What tips do you have for new grads or those in entry-level HR jobs who want to move up the ladder?

PS: They need to understand their organization and learn about it from the inside out. They need to know how it makes a dollar in profit or how it can balance its books. They also need to become qualified, both academically and professionally. You need to be hungry for success; if you don’t want to win, do not play. Be honest and fair in all you do. But in the end, there is no substitute for hard work.


The HR field has been evolving. What changes excite you the most?

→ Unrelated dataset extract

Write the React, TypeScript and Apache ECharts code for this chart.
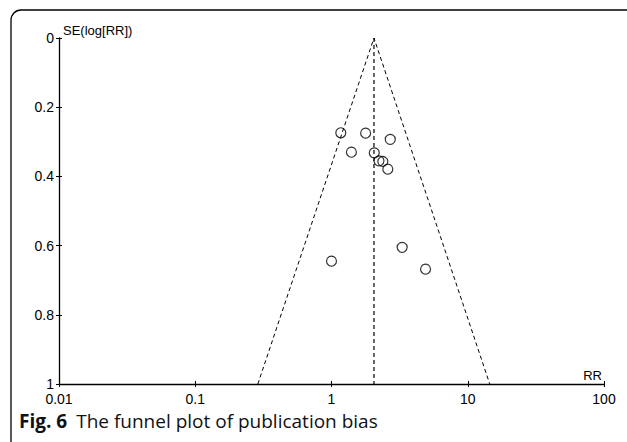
import React, { useEffect, useRef } from "react";
import * as echarts from "echarts";

// Study estimates (risk ratio) and their standard errors of log(RR)
const studyRR = [1.17, 1.78, 2.7, 1.4, 2.06, 2.23, 2.38, 2.59, 3.3, 4.9, 1.0];
const studySE = [0.274, 0.275, 0.293, 0.33, 0.332, 0.355, 0.357, 0.379, 0.605, 0.668, 0.645];
// Pooled estimate and funnel limits
const pooledRR = [2.05, 2.05];
const pooledSE = [0, 1];
const funnelRR = [0.288, 2.05, 14.5];
const funnelSE = [1, 0, 1];
// Tick labels
const xTickLabels = ["0.01", "0.1", "1", "10", "100"];
const yTickLabels = ["0", "0.2", "0.4", "0.6", "0.8", "1"];

const FONT = "Liberation Sans, Arial, sans-serif";

export default function App() {
  const ref = useRef<HTMLDivElement>(null);

  useEffect(() => {
    document.body.style.margin = "0";
    if (!ref.current) return;
    const chart = echarts.init(ref.current, undefined, { renderer: "svg" });

    const xFmt = (v: number) => {
      const i = Math.round(Math.log10(v)) + 2;
      return xTickLabels[i] ?? "";
    };
    const yFmt = (v: number) => {
      const i = Math.round(v / 0.2);
      return yTickLabels[i] ?? "";
    };

    const baseX = {
      type: "log" as const,
      logBase: 10,
      min: 0.01,
      max: 100,
      position: "bottom" as const,
      splitLine: { show: false },
    };
    const baseY = {
      type: "value" as const,
      min: 0,
      max: 1,
      interval: 0.2,
      inverse: true,
      position: "left" as const,
      splitLine: { show: false },
    };

    chart.setOption({
      animation: false,
      backgroundColor: "#ffffff",
      grid: { left: 59, top: 38, width: 545, height: 346, containLabel: false },
      xAxis: [
        {
          ...baseX,
          axisLine: { show: true, onZero: false, lineStyle: { color: "#000", width: 1.3 } },
          axisTick: { show: true, inside: false, length: 3, lineStyle: { color: "#000", width: 1 } },
          axisLabel: {
            show: true,
            margin: 8,
            color: "#000",
            fontFamily: FONT,
            fontSize: 14,
            lineHeight: 14,
            formatter: xFmt,
          },
        },
        {
          ...baseX,
          axisLine: { show: false, onZero: false },
          axisTick: { show: true, inside: true, length: 3, lineStyle: { color: "#000", width: 1 } },
          axisLabel: { show: false },
        },
      ],
      yAxis: [
        {
          ...baseY,
          axisLine: { show: true, onZero: false, lineStyle: { color: "#000", width: 1.3 } },
          axisTick: { show: true, inside: false, length: 3, lineStyle: { color: "#000", width: 1 } },
          axisLabel: {
            show: true,
            margin: 5,
            color: "#000",
            fontFamily: FONT,
            fontSize: 14,
            lineHeight: 12,
            formatter: yFmt,
          },
        },
        {
          ...baseY,
          axisLine: { show: false, onZero: false },
          axisTick: { show: true, inside: true, length: 3, lineStyle: { color: "#000", width: 1 } },
          axisLabel: { show: false },
        },
      ],
      series: [
        {
          type: "line",
          xAxisIndex: 0,
          yAxisIndex: 0,
          data: funnelRR.map((x, i) => [x, funnelSE[i]]),
          symbol: "none",
          silent: true,
          lineStyle: { color: "#000", width: 1, type: [4, 3] },
        },
        {
          type: "line",
          xAxisIndex: 0,
          yAxisIndex: 0,
          data: pooledRR.map((x, i) => [x, pooledSE[i]]),
          symbol: "none",
          silent: true,
          lineStyle: { color: "#000", width: 1.2, type: [4, 3] },
        },
        {
          type: "scatter",
          xAxisIndex: 0,
          yAxisIndex: 0,
          data: studyRR.map((x, i) => [x, studySE[i]]),
          symbol: "circle",
          symbolSize: 10,
          itemStyle: { color: "rgba(0,0,0,0)", borderColor: "#000", borderWidth: 1.2 },
        },
      ],
      graphic: [
        {
          type: "rect",
          shape: { x: 11, y: 10, width: 640, height: 445, r: 10 },
          style: { fill: "none", stroke: "#000", lineWidth: 1.3 },
          silent: true,
        },
        {
          type: "text",
          x: 63,
          y: 37,
          style: {
            text: "SE(log[RR])",
            fontFamily: FONT,
            fontSize: 13,
            fill: "#000",
            textVerticalAlign: "bottom",
            textAlign: "left",
          },
        },
        {
          type: "text",
          x: 602,
          y: 382,
          style: {
            text: "RR",
            fontFamily: FONT,
            fontSize: 13,
            fill: "#000",
            textVerticalAlign: "bottom",
            textAlign: "right",
          },
        },
        {
          type: "text",
          x: 19,
          y: 421,
          style: {
            text: "{b|Fig. 6}{n|The funnel plot of publication bias}",
            textVerticalAlign: "middle",
            rich: {
              b: {
                fontFamily: "Open Sans",
                fontWeight: "bold",
                fontSize: 19,
                fill: "#111",
                padding: [0, 9, 0, 0],
              },
              n: { fontFamily: "Open Sans", fontSize: 19, fill: "#111" },
            },
          },
        },
      ],
    });

    return () => chart.dispose();
  }, []);

  return (
    <div
      ref={ref}
      style={{ position: "fixed", left: 0, top: 0, width: 627, height: 442 }}
    />
  );
}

PS: It’s actually our acceptance by others in the organization as belonging to the head table. One of the reasons we started the Master of Human Resource Management program in the school of HR management at York was to put more HR professionals in the pipeline to make them the leaders of their organizations. We have been largely successful. Furthermore, I think our role will be expanded to manage the ethical and legal side of the business, but we will need to become better trained for these roles. With all the corporate scandals and sexual harassment issues now facing organizations, it’s the HR people who are on the front line. But we must have the skills and the training and the qualifications to perform well there.


What’s the future of HR?

PS: The future is bright, but we have to become the heart and soul of the organization. We need to be the voice of what’s right to do. People should look to us when they need advice in tough situations. If we combine this with solid knowledge of the business, the future is going to be bright.